I didn’t hear anything said about who recommended the idea for Kielder Forest to be the place chosen for release of this predator after 1,400 years or why, which I found a pity.
There was a big point made of the release already having been achieved in Germany and Norway, but there seemed to be little understanding of agriculture in Northumberland.
Germany has low acreage farms – we would call them small holdings – and they don’t raise sheep, but pigs and poultry and a few dairy cattle.
Norway is much wilder than the borders of England and Scotland, with small acreage farms at the bottom of steep valleys, and high mountains over 6,000ft. The woodland is scrubby, used mainly for paper production.
The speakers did not seem to realise that Kielder Forest is a commercial forest, with close grown conifers. At present it is a very sterile environment due to lack of light on the floor and anything of interest is on the outer boundaries.
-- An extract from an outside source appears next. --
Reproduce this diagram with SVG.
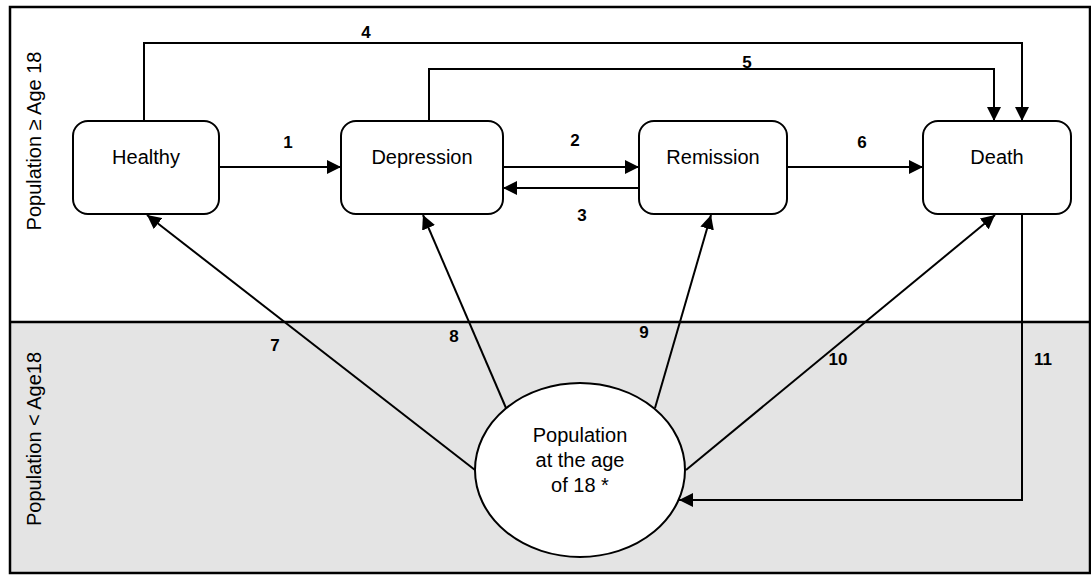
<svg xmlns="http://www.w3.org/2000/svg" width="1091" height="575" viewBox="0 0 1091 575">
<style>
.node{fill:#fff;stroke:#000;stroke-width:2}
.nt{font-family:"Liberation Sans",Arial,sans-serif;font-size:20px;fill:#000;text-anchor:middle}
.lbl{font-family:"Liberation Sans",Arial,sans-serif;font-size:17px;font-weight:bold;fill:#000;text-anchor:middle}
.side{font-family:"Liberation Sans",Arial,sans-serif;font-size:20px;fill:#000;text-anchor:middle}
.c{fill:none;stroke:#000;stroke-width:2}
.ca{fill:none;stroke:#000;stroke-width:2;marker-end:url(#ah)}
</style>
<defs>
<marker id="ah" markerUnits="userSpaceOnUse" markerWidth="15" markerHeight="14" refX="14" refY="7" orient="auto" viewBox="0 0 15 14">
<path d="M0,0 L14,7 L0,14 z" fill="#000"/>
</marker>
</defs>
<g id="background">
<rect x="10" y="7" width="1080" height="315" fill="#fff"/>
<rect x="10" y="322" width="1080" height="251" fill="#e4e4e4"/>
<rect x="10" y="7" width="1080" height="566" fill="none" stroke="#000" stroke-width="2.5"/>
<line x1="10" y1="322" x2="1090" y2="322" stroke="#000" stroke-width="2.5"/>
<text class="side" transform="translate(41,141) rotate(-90)">Population ≥ Age 18</text>
<text class="side" transform="translate(41,439) rotate(-90)">Population &lt; Age18</text>
</g>
<g id="connectors">
<polyline class="ca" points="144,121 144,43 1022,43 1022,121"/>
<polyline class="ca" points="429,121 429,69 994,69 994,121"/>
<line class="ca" x1="219" y1="167" x2="341" y2="167"/>
<line class="ca" x1="503" y1="167" x2="639" y2="167"/>
<line class="ca" x1="639" y1="188" x2="503" y2="188"/>
<line class="ca" x1="787" y1="167" x2="923" y2="167"/>
<line class="ca" x1="475" y1="470" x2="147" y2="215"/>
<line class="ca" x1="506" y1="408" x2="423" y2="215"/>
<line class="ca" x1="655" y1="408" x2="711" y2="215"/>
<line class="ca" x1="686" y1="470" x2="995" y2="215"/>
<polyline class="ca" points="1022,214 1022,500 679,500"/>
<text class="lbl" x="366" y="38">4</text>
<text class="lbl" x="747" y="68">5</text>
<text class="lbl" x="288" y="148">1</text>
<text class="lbl" x="575" y="146">2</text>
<text class="lbl" x="582" y="221">3</text>
<text class="lbl" x="862" y="148">6</text>
<text class="lbl" x="275" y="351">7</text>
<text class="lbl" x="454" y="342">8</text>
<text class="lbl" x="644" y="338">9</text>
<text class="lbl" x="838" y="365">10</text>
<text class="lbl" x="1043" y="365">11</text>
</g>
<g id="healthy">
<rect class="node" x="73" y="121" width="146" height="93" rx="15"/>
<text class="nt" x="146" y="164">Healthy</text>
</g>
<g id="depression">
<rect class="node" x="341" y="121" width="162" height="93" rx="15"/>
<text class="nt" x="422" y="164">Depression</text>
</g>
<g id="remission">
<rect class="node" x="639" y="121" width="148" height="93" rx="15"/>
<text class="nt" x="713" y="164">Remission</text>
</g>
<g id="death">
<rect class="node" x="923" y="121" width="148" height="93" rx="15"/>
<text class="nt" x="997" y="164">Death</text>
</g>
<g id="population18">
<ellipse class="node" cx="580" cy="470" rx="105" ry="87"/>
<text class="nt" x="580" y="442">Population</text>
<text class="nt" x="580" y="467">at the age</text>
<text class="nt" x="580" y="492">of 18 *</text>
</g>
</svg>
Also, as I have discovered myself, it is very difficult to navigate and I actually got a little frightened trying to return out of it.
The exercise did nothing to alter my worries about the release of this animal, which initially I had thought might be interesting.
I recently saw a report on the red kite in Wales, where over 800 birds were milling around a tractor giving out food.
The locals said they were concerned as the birds were robbing food and might attack a child, but felt that authorities were refusing to look at the problem, as may happen when animals are listed for protection.
I would be interested in this idea if it was controlled.
I accept that any release in Britain of predators, be they wolves, beavers or lynx, the numbers must be thought about and there must be no question about man being the keeper and controlling that release, there being no nonsense about shooting any that are a problem.
The world is too small and I would hate us to lose the diversity, but now we have such a problem feeding our kind that man must play God here.
People have learnt lessons in Africa, where it has been successful to improve the numbers by controlling poaching and accept that some areas have to have controls.
This was also true of the tiger in some protected parts of India.
One has to control at what point one is going to set protection of nature and what one is trying to keep of our rich remaining diversity as nature does not stand still, but grows on like light-killing weeds if controls are not set.
It will be interesting to learn what happens now, but United Lynz UK must make proper contact with our wildlife organisation, both forestry commissions affected, the NFU, the county council and the parishes, as well as other groups.